Keegan: Reading the current draft, I think you might be over-confident about getting things translated.
In Technical Collaboration Guideline/Translation, you say that there's two steps -- getting translations and distributing translations. I think that first step is actually two steps -- marking a wiki page for translation, and then getting people to translate it. Marking a page for translation is a tricky process to learn, and if I remember it correctly, you need a special user right to do it.
Once a page is marked for translation, things get a bit tricky -- updating the page means that messages need to be re-translated, but it's a judgment call about when the change is significant enough to ask people to re-translate. You also run the risk of burning out the volunteer translators.

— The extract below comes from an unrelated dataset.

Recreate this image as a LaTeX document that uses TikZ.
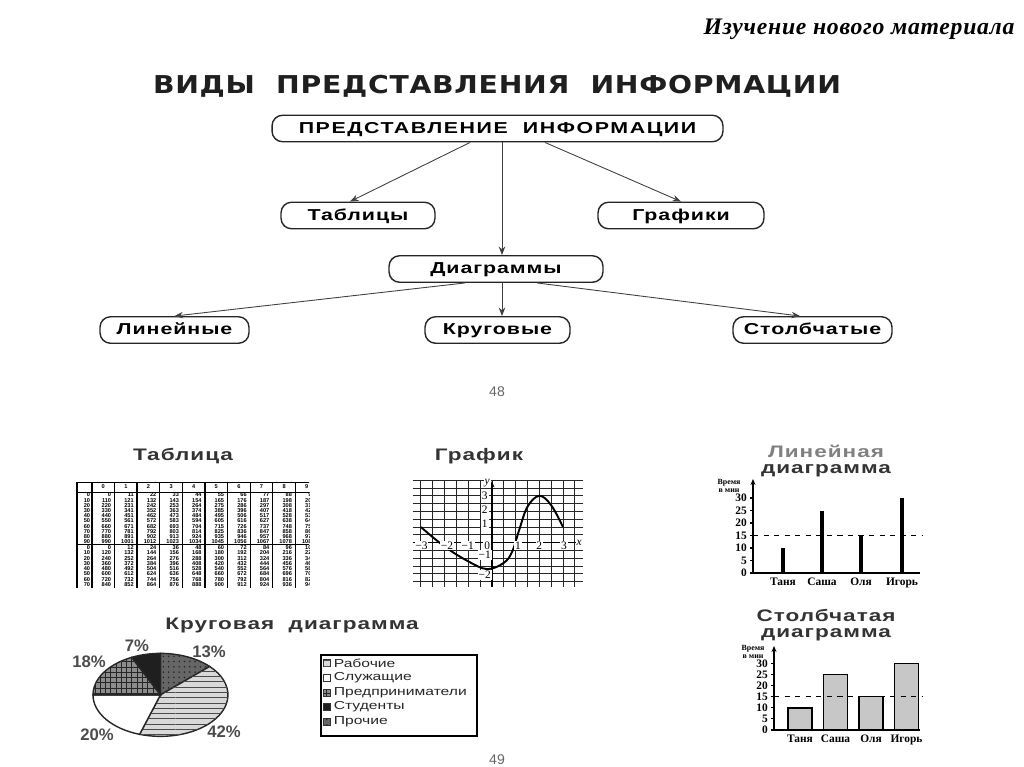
\documentclass[tikz,border=0pt]{standalone}
\usepackage{fontspec}
\setmainfont{Liberation Serif}
\setsansfont{Liberation Sans}
\newfontfamily\heavyfont[FakeStretch=1.15]{DejaVu Sans}
\newfontfamily\widesans[FakeStretch=1.35]{Liberation Sans}
\usetikzlibrary{arrows.meta,positioning,patterns}

\newcommand\boxfont{\widesans\bfseries\fontsize{9}{10}\selectfont\addfontfeature{LetterSpace=6}}
\newcommand\ttlfont{\widesans\bfseries\fontsize{9.5}{8.8}\selectfont\addfontfeature{LetterSpace=6}}
\newcommand\tinyfont{\rmfamily\bfseries\fontsize{6.5}{7}\selectfont}

\begin{document}
\begin{tikzpicture}[
    x=0.02cm, y=-0.02cm,
    box/.style={draw=black!85, line width=0.8pt, rounded corners=6pt,
                minimum height=0.53cm, inner sep=0pt, text height=0.72em, text depth=0.2em,
                font=\boxfont},
    arr/.style={-{Stealth[length=1.7mm,width=1.3mm]}, draw=black!75, line width=0.5pt},
    ttl/.style={font=\ttlfont, text=black!80, align=center, inner sep=0pt},
    pnum/.style={font=\sffamily\fontsize{8}{9}\selectfont, text=black!60},
    tick/.style={font=\tinyfont, inner sep=1pt},
    who/.style={font=\rmfamily\bfseries\fontsize{6.5}{7}\selectfont, inner sep=1pt},
    axlab/.style={font=\rmfamily\bfseries\fontsize{4.5}{4.6}\selectfont, align=center, inner sep=0pt},
    cell/.style={font=\sffamily\bfseries\fontsize{3.2}{3.4}\selectfont, inner sep=0.3pt},
    gl/.style={font=\rmfamily\fontsize{6.5}{7}\selectfont, fill=white, inner sep=0.5pt},
    pct/.style={font=\sffamily\bfseries\fontsize{9.5}{10}\selectfont, text=black!70},
    legtxt/.style={font=\widesans\fontsize{6.6}{7.5}\selectfont, text=black!85, inner sep=0pt},
    sw/.style={draw=black!80, line width=0.4pt, minimum size=0.14cm, inner sep=0pt},
    s42/.style={fill=black!15, postaction={pattern=horizontal lines, pattern color=black!70}},
    s20/.style={fill=white},
    s18/.style={fill=black!45, postaction={pattern=grid, pattern color=black!85}},
    s7/.style={fill=black!88},
    s13/.style={fill=black!60, postaction={pattern=dots, pattern color=black!85}},
    barf/.style={draw=black, line width=0.9pt, fill=black!22}]

  % frame of the page
  \useasboundingbox (0,0) rectangle (1024,767);

  % header
  \node[font=\rmfamily\bfseries\itshape\fontsize{13.5}{15}\selectfont\addfontfeature{LetterSpace=3}]
    (hdr) at (859,29) {Изучение нового материала};
  \node[font=\heavyfont\bfseries\fontsize{14}{17}\selectfont\addfontfeature{LetterSpace=3}, text=black!88]
    (title) at (497,86) {ВИДЫ\ \ ПРЕДСТАВЛЕНИЯ\ \ ИНФОРМАЦИИ};

  % scheme
  \node[box, minimum width=9.02cm, font=\boxfont\addfontfeature{LetterSpace=10}]
    (root) at (497.5,128.5) {ПРЕДСТАВЛЕНИЕ\ \ ИНФОРМАЦИИ};
  \node[box, minimum width=3.08cm] (tab)  at (358,215.5) {Таблицы};
  \node[box, minimum width=3.32cm] (graf) at (681,215.5) {Графики};
  \node[box, minimum width=4.28cm] (diag) at (496,269) {Диаграммы};
  \node[box, minimum width=2.98cm] (lin)  at (174.5,330) {Линейные};
  \node[box, minimum width=2.90cm] (krug) at (497.5,330) {Круговые};
  \node[box, minimum width=3.18cm] (stolb) at (812.5,330) {Столбчатые};
  \draw[arr] ([xshift=-0.55cm]root.south) -- ([xshift=-0.16cm]tab.north);
  \draw[arr] ([xshift=0.09cm]root.south) -- ([xshift=0.09cm]root.south |- diag.north);
  \draw[arr] ([xshift=0.95cm]root.south) -- (graf.north);
  \draw[arr] ([xshift=-0.62cm]diag.south) -- (lin.north);
  \draw[arr] ([xshift=0.12cm]diag.south) -- ([xshift=0.12cm]diag.south |- krug.north);
  \draw[arr] ([xshift=0.82cm]diag.south) -- ([xshift=-0.25cm]stolb.north);
  \node[pnum] (p48) at (497,392) {48};

  % table
  \node[ttl] (tabt) at (183,456) {Таблица};
  \begin{scope}
    \clip (70,478) rectangle (309,592);
    \foreach \yy in {482,492,544}
      \draw[line width=0.5pt] (77,\yy) -- (320,\yy);
    \foreach \k in {0,...,10}
      \draw[line width=0.45pt] ({92+22.6*\k},482) -- ({92+22.6*\k},588);
    \foreach \xx in {77,92,137.2,205,295.4}
      \draw[line width=0.9pt] (\xx,482) -- (\xx,588);
    \foreach \c in {0,...,9}
      \node[cell] (h\c) at ({103.3+22.6*\c},487) {\c};
    \foreach \r in {0,...,9} {
      \pgfmathtruncatemacro\rl{10*\r}
      \node[cell, anchor=east] (ru\r) at (91,{495+5.2*\r}) {\rl};
      \foreach \c in {0,...,9} {
        \pgfmathtruncatemacro\vv{11*(10*\r+\c)}
        \node[cell, anchor=east] (u\r\c) at ({112+22.6*\c},{495+5.2*\r}) {\vv};
      }
    }
    \foreach \r in {0,...,7} {
      \pgfmathtruncatemacro\rl{10*\r}
      \node[cell, anchor=east] (rl\r) at (91,{547.5+5.3*\r}) {\rl};
      \foreach \c in {0,...,9} {
        \pgfmathtruncatemacro\vv{12*(10*\r+\c)}
        \node[cell, anchor=east] (l\r\c) at ({112+22.6*\c},{547.5+5.3*\r}) {\vv};
      }
    }
  \end{scope}

  % function graph
  \node[ttl] (graft) at (479,456) {График};
  \begin{scope}[xshift=9.84cm, yshift=-10.854cm, x=0.474cm, y=0.312cm]
    \draw[line width=0.4pt, black!85] (-3.35,-2.82) grid[xstep=0.5, ystep=0.5] (3.84,4.02);
    \draw[line width=0.7pt, -{Stealth[length=1.3mm,width=1mm]}] (-3.35,0) -- (3.84,0);
    \draw[line width=0.7pt, -{Stealth[length=1.3mm,width=1mm]}] (0,-2.82) -- (0,3.95);
    \draw[line width=1.1pt] plot[smooth, tension=0.6] coordinates
      {(-3,1) (-2,-0.25) (-1,-1.2) (-0.2,-1.7) (0.5,-1.3) (0.85,-0.6) (1.15,0.8)
       (1.5,2.3) (2,3) (2.5,2.4) (3,1)};
    \foreach \xv/\xl in {-2.97/−3, -1.9/−2, -1.02/−1, -0.2/0, 1.1/1, 2/2, 3.04/3}
      \node[gl] (gx\xl) at (\xv,-0.2) {\xl};
    \node[gl, font=\rmfamily\itshape\fontsize{6.5}{7}\selectfont] (gxx) at (3.68,-0.05) {x};
    \foreach \yv/\yl in {3/3, 2.1/2, 1.2/1, -0.8/−1, -2.07/−2}
      \node[gl] (gy\yl) at (-0.3,\yv) {\yl};
    \node[gl, font=\rmfamily\itshape\fontsize{6.5}{7}\selectfont] (gyy) at (-0.2,3.8) {y};
  \end{scope}

  % line diagram
  \node[ttl] (lint) at (826,461) {{\color{black!50}Линейная}\\диаграмма};
  \node[axlab] (lvr) at (729,486) {Время\\в мин};
  \draw[line width=0.8pt] (753,573) -- (920,573);
  \draw[line width=0.8pt, -{Stealth[length=1.2mm,width=1mm]}] (753,573) -- (753,479);
  \foreach \v in {0,5,...,30} {
    \draw[line width=0.6pt] (750,{573-2.5*\v}) -- (753,{573-2.5*\v});
    \node[tick, anchor=east] (lt\v) at (749,{573-2.5*\v}) {\v};
  }
  \draw[dashed, line width=0.6pt] (753,535.5) -- (922,535.5);
  \foreach \nm/\xx/\val in {Таня/783/10, Саша/822/25, Оля/861/15, Игорь/902/30} {
    \draw[line width=2.2pt] (\xx,573) -- (\xx,{573-2.5*\val});
    \node[who, anchor=north] (lw\xx) at (\xx,576) {\nm};
  }

  % bar diagram
  \node[ttl] (stt) at (826,625) {Столбчатая\\диаграмма};
  \node[axlab] (svr) at (753,652) {Время\\в мин};
  \foreach \nm/\xx/\val in {Таня/800/10, Саша/835.5/25, Оля/871/15, Игорь/906.5/30} {
    \draw[barf] ({\xx-12},730) rectangle ({\xx+12},{730-2.22*\val});
    \node[who, anchor=north] (sw\xx) at (\xx,733) {\nm};
  }
  \draw[dashed, line width=0.6pt] (774,696.7) -- (923,696.7);
  \draw[line width=0.8pt] (774,730) -- (920,730);
  \draw[line width=0.8pt, -{Stealth[length=1.2mm,width=1mm]}] (774,730) -- (774,646);
  \foreach \v in {0,5,...,30} {
    \draw[line width=0.6pt] (771,{730-2.22*\v}) -- (774,{730-2.22*\v});
    \node[tick, anchor=east] (st\v) at (770,{730-2.22*\v}) {\v};
  }

  % pie diagram
  \node[ttl] (krugt) at (292,625) {Круговая\ \ диаграмма};
  \begin{scope}[xshift=3.21cm, yshift=-13.9cm, x=1.35cm, y=0.83cm, draw=black!85, line width=0.8pt]
    \filldraw[s13] (0,0) -- (90:1) arc[start angle=90, end angle=43.2, x radius=1.35cm, y radius=0.83cm] -- cycle;
    \filldraw[s42] (0,0) -- (43.2:1) arc[start angle=43.2, end angle=-108, x radius=1.35cm, y radius=0.83cm] -- cycle;
    \filldraw[s20] (0,0) -- (-108:1) arc[start angle=-108, end angle=-180, x radius=1.35cm, y radius=0.83cm] -- cycle;
    \filldraw[s18] (0,0) -- (180:1) arc[start angle=180, end angle=115.2, x radius=1.35cm, y radius=0.83cm] -- cycle;
    \filldraw[s7] (0,0) -- (115.2:1) arc[start angle=115.2, end angle=90, x radius=1.35cm, y radius=0.83cm] -- cycle;
  \end{scope}
  \node[pct] (pc7)  at (137,646) {7\%};
  \node[pct] (pc13) at (209,652) {13\%};
  \node[pct] (pc18) at (89,662) {18\%};
  \node[pct] (pc20) at (97,735) {20\%};
  \node[pct] (pc42) at (224,732) {42\%};

  % legend
  \draw[line width=0.7pt] (321,655) rectangle (477,736);
  \node[sw, s42] (q1) at (327,663) {};
  \node[sw, s20] (q2) at (327,678) {};
  \node[sw, s18] (q3) at (327,692.5) {};
  \node[sw, s7]  (q4) at (327,707) {};
  \node[sw, s13] (q5) at (327,721.5) {};
  \node[legtxt, right=1.5pt of q1] (t1) {Рабочие};
  \node[legtxt, right=1.5pt of q2] (t2) {Служащие};
  \node[legtxt, right=1.5pt of q3] (t3) {Предприниматели};
  \node[legtxt, right=1.5pt of q4] (t4) {Студенты};
  \node[legtxt, right=1.5pt of q5] (t5) {Прочие};
  \node[pnum] (p49) at (497,760) {49};
\end{tikzpicture}
\end{document}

So I think the guideline on Technical Collaboration Guideline/Milestone communication might need some more nuance. :) Right now, it says "translations must be had if an announcement is being made that concerns projects in languages other than just English." That's a very broad guideline that potentially puts a great deal of work on the translators' to-do list. Can we make that more specific, or offer a best practice like "once a month/quarter, you should have at least one announcement/update that's marked for translation"?
In general, I'm very happy to see the emphasis on early communication and openness with the community -- more on-wiki discussion, publishing early wireframes, etc. It's hard for product managers and designers to get used to that -- in most other settings, you don't show people your ideas until you've polished them up a bit. So more guidance/expectations-setting/support for that will help a lot.